## TASK BRIEF
Copy nothing but the text: reproduce each line of the listing exactly and leave the pictures out.

## PROVIDED MATERIAL
———
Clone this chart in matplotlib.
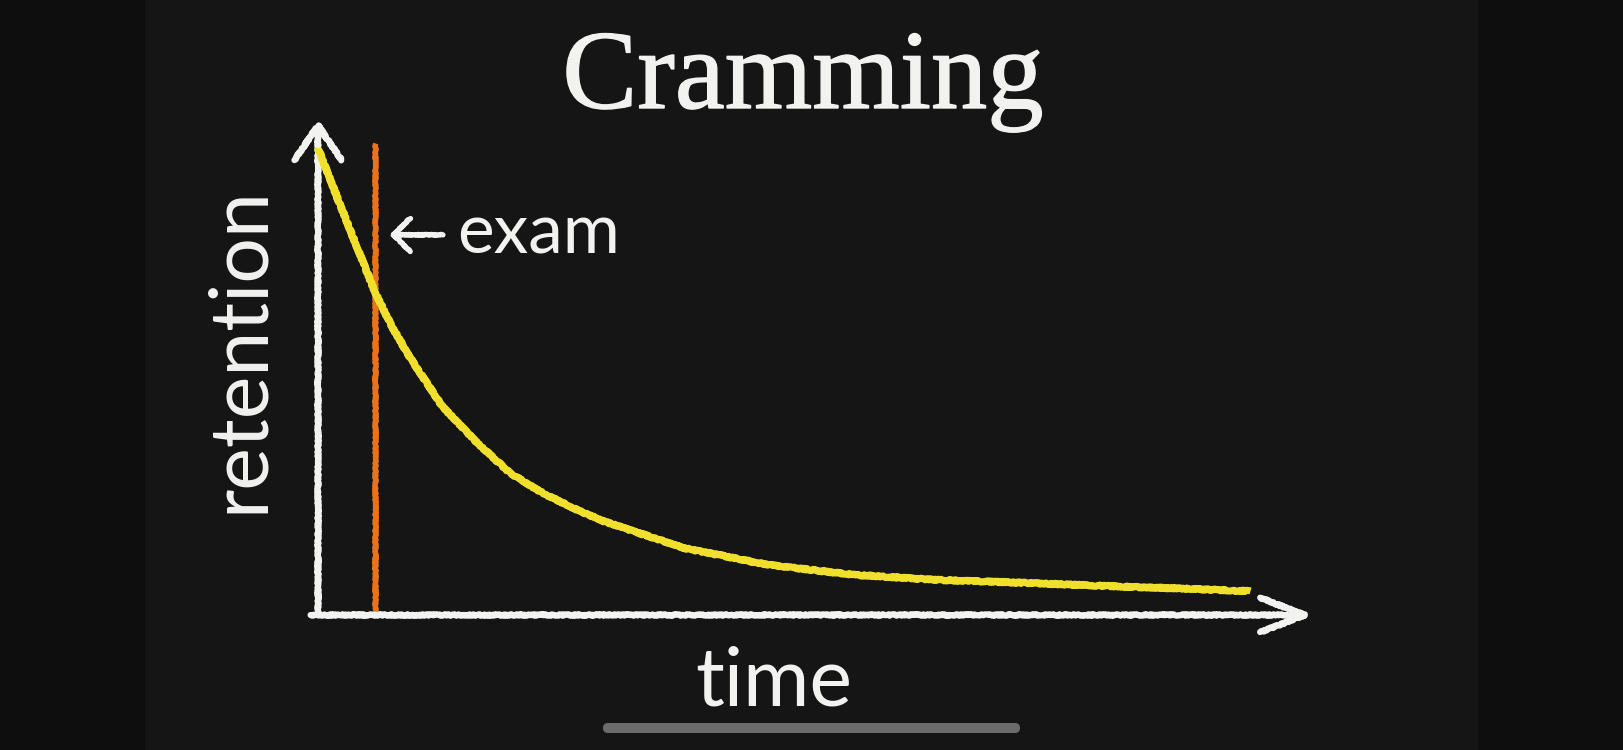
import matplotlib
matplotlib.use("Agg")
import matplotlib.pyplot as plt
import matplotlib.patheffects as pe
from matplotlib.patches import FancyArrowPatch, FancyBboxPatch, Rectangle

# forgetting curve (time in arbitrary units, retention in %)
time = [0.0, 0.20, 0.41, 0.61, 0.80, 0.99, 1.34, 1.71, 2.06, 2.41, 2.78, 3.03,
        3.93, 4.84, 5.75, 6.66, 7.56, 8.46, 9.36, 10.0]
retention = [100.0, 89.7, 79.2, 69.2, 61.5, 55.0, 44.5, 36.8, 30.4, 26.1, 22.5, 20.3,
             14.3, 10.7, 8.6, 7.5, 6.9, 6.2, 5.6, 5.1]

exam_time = 0.61
exam_span = [0.9, 101.0]

time_axis_end = 10.67
retention_axis_end = 106.0

title = "Cramming"
x_label = "time"
y_label = "retention"
exam_label = "exam"

BOARD = "#151515"
OUTER = "#0e0e0e"
CHALK = "#f2f2f0"
YELLOW = "#f0df2c"
ORANGE = "#ea7319"

W, H = 1624, 750
fig = plt.figure(figsize=(W / 100, H / 100), dpi=100, facecolor=OUTER)

# chalkboard area, kept behind the axes
fig.patches.append(Rectangle((145 / W, 0), (1478 - 145) / W, 1, transform=fig.transFigure,
                             facecolor=BOARD, edgecolor="none", zorder=-5))

ax = fig.add_axes([318 / W, (H - 615) / H, (1313 - 318) / W, (615 - 120) / H])
ax.set_xlim(0, time_axis_end)
ax.set_ylim(0, retention_axis_end)
ax.axis("off")
ax.patch.set_alpha(0)
ax.set_zorder(2)


def chalk(artist, scale=0.8):
    artist.set_sketch_params(scale=scale, length=3, randomness=3)
    return artist


# axes with arrow heads
y_arrow = FancyArrowPatch((0, 0), (0, retention_axis_end),
                          arrowstyle="->,head_length=25,head_width=17",
                          color=CHALK, lw=4.4, shrinkA=0, shrinkB=0,
                          capstyle="round", joinstyle="round", clip_on=False, zorder=3)
x_arrow = FancyArrowPatch((-0.08, 0), (time_axis_end, 0),
                          arrowstyle="->,head_length=32,head_width=12.5",
                          color=CHALK, lw=4.4, shrinkA=0, shrinkB=0,
                          capstyle="round", joinstyle="round", clip_on=False, zorder=3)
ax.add_patch(chalk(y_arrow))
ax.add_patch(chalk(x_arrow))

# exam marker
exam_line, = ax.plot([exam_time, exam_time], exam_span, color=ORANGE, lw=3.8,
                     solid_capstyle="butt", clip_on=False, zorder=2)
chalk(exam_line)

# retention curve
curve, = ax.plot(time, retention, color=YELLOW, lw=5.0, solid_capstyle="butt",
                 solid_joinstyle="round", clip_on=False, zorder=4)
chalk(curve)

# "<- exam"
exam_arrow = FancyArrowPatch((exam_time + 0.73, 81.4), (exam_time + 0.16, 81.4),
                             arrowstyle="->,head_length=12,head_width=12",
                             color=CHALK, lw=3.8, shrinkA=0, shrinkB=0,
                             capstyle="round", joinstyle="round", clip_on=False, zorder=5)
ax.add_patch(chalk(exam_arrow, 0.5))
fig.text(457 / W, (H - 253) / H, exam_label, color=CHALK, family="Lato",
         fontsize=50, ha="left", va="baseline")

fig.text(803 / W, (H - 108) / H, title, color=CHALK, family="Liberation Serif",
         fontsize=81, ha="center", va="baseline",
         path_effects=[pe.withStroke(linewidth=1, foreground=CHALK)])
fig.text(774 / W, (H - 705) / H, x_label, color=CHALK, family="Lato",
         fontsize=58, ha="center", va="baseline")
fig.text(240 / W, (H - 350) / H, y_label, color=CHALK, family="Lato",
         fontsize=58, rotation=90, ha="center", va="center")

# phone home indicator
fig.patches.append(FancyBboxPatch((603 / 100, (H - 733) / 100), (1020 - 603) / 100, 0.10,
                                  boxstyle="round,pad=0,rounding_size=0.05",
                                  transform=fig.dpi_scale_trans, facecolor="#6b6b6b",
                                  edgecolor="none", zorder=10))

fig.savefig("out.png", dpi=100, facecolor=OUTER)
———
## SOLUTION BELOW
Clone this chart in matplotlib.
import matplotlib
matplotlib.use("Agg")
import matplotlib.pyplot as plt
import matplotlib.patheffects as pe
from matplotlib.patches import FancyArrowPatch, FancyBboxPatch, Rectangle

# forgetting curve (time in arbitrary units, retention in %)
time = [0.0, 0.20, 0.41, 0.61, 0.80, 0.99, 1.34, 1.71, 2.06, 2.41, 2.78, 3.03,
        3.93, 4.84, 5.75, 6.66, 7.56, 8.46, 9.36, 10.0]
retention = [100.0, 89.7, 79.2, 69.2, 61.5, 55.0, 44.5, 36.8, 30.4, 26.1, 22.5, 20.3,
             14.3, 10.7, 8.6, 7.5, 6.9, 6.2, 5.6, 5.1]

exam_time = 0.61
exam_span = [0.9, 101.0]

time_axis_end = 10.67
retention_axis_end = 106.0

title = "Cramming"
x_label = "time"
y_label = "retention"
exam_label = "exam"

BOARD = "#151515"
OUTER = "#0e0e0e"
CHALK = "#f2f2f0"
YELLOW = "#f0df2c"
ORANGE = "#ea7319"

W, H = 1624, 750
fig = plt.figure(figsize=(W / 100, H / 100), dpi=100, facecolor=OUTER)

# chalkboard area, kept behind the axes
fig.patches.append(Rectangle((145 / W, 0), (1478 - 145) / W, 1, transform=fig.transFigure,
                             facecolor=BOARD, edgecolor="none", zorder=-5))

ax = fig.add_axes([318 / W, (H - 615) / H, (1313 - 318) / W, (615 - 120) / H])
ax.set_xlim(0, time_axis_end)
ax.set_ylim(0, retention_axis_end)
ax.axis("off")
ax.patch.set_alpha(0)
ax.set_zorder(2)


def chalk(artist, scale=0.8):
    artist.set_sketch_params(scale=scale, length=3, randomness=3)
    return artist


# axes with arrow heads
y_arrow = FancyArrowPatch((0, 0), (0, retention_axis_end),
                          arrowstyle="->,head_length=25,head_width=17",
                          color=CHALK, lw=4.4, shrinkA=0, shrinkB=0,
                          capstyle="round", joinstyle="round", clip_on=False, zorder=3)
x_arrow = FancyArrowPatch((-0.08, 0), (time_axis_end, 0),
                          arrowstyle="->,head_length=32,head_width=12.5",
                          color=CHALK, lw=4.4, shrinkA=0, shrinkB=0,
                          capstyle="round", joinstyle="round", clip_on=False, zorder=3)
ax.add_patch(chalk(y_arrow))
ax.add_patch(chalk(x_arrow))

# exam marker
exam_line, = ax.plot([exam_time, exam_time], exam_span, color=ORANGE, lw=3.8,
                     solid_capstyle="butt", clip_on=False, zorder=2)
chalk(exam_line)

# retention curve
curve, = ax.plot(time, retention, color=YELLOW, lw=5.0, solid_capstyle="butt",
                 solid_joinstyle="round", clip_on=False, zorder=4)
chalk(curve)

# "<- exam"
exam_arrow = FancyArrowPatch((exam_time + 0.73, 81.4), (exam_time + 0.16, 81.4),
                             arrowstyle="->,head_length=12,head_width=12",
                             color=CHALK, lw=3.8, shrinkA=0, shrinkB=0,
                             capstyle="round", joinstyle="round", clip_on=False, zorder=5)
ax.add_patch(chalk(exam_arrow, 0.5))
fig.text(457 / W, (H - 253) / H, exam_label, color=CHALK, family="Lato",
         fontsize=50, ha="left", va="baseline")

fig.text(803 / W, (H - 108) / H, title, color=CHALK, family="Liberation Serif",
         fontsize=81, ha="center", va="baseline",
         path_effects=[pe.withStroke(linewidth=1, foreground=CHALK)])
fig.text(774 / W, (H - 705) / H, x_label, color=CHALK, family="Lato",
         fontsize=58, ha="center", va="baseline")
fig.text(240 / W, (H - 350) / H, y_label, color=CHALK, family="Lato",
         fontsize=58, rotation=90, ha="center", va="center")

# phone home indicator
fig.patches.append(FancyBboxPatch((603 / 100, (H - 733) / 100), (1020 - 603) / 100, 0.10,
                                  boxstyle="round,pad=0,rounding_size=0.05",
                                  transform=fig.dpi_scale_trans, facecolor="#6b6b6b",
                                  edgecolor="none", zorder=10))

fig.savefig("out.png", dpi=100, facecolor=OUTER)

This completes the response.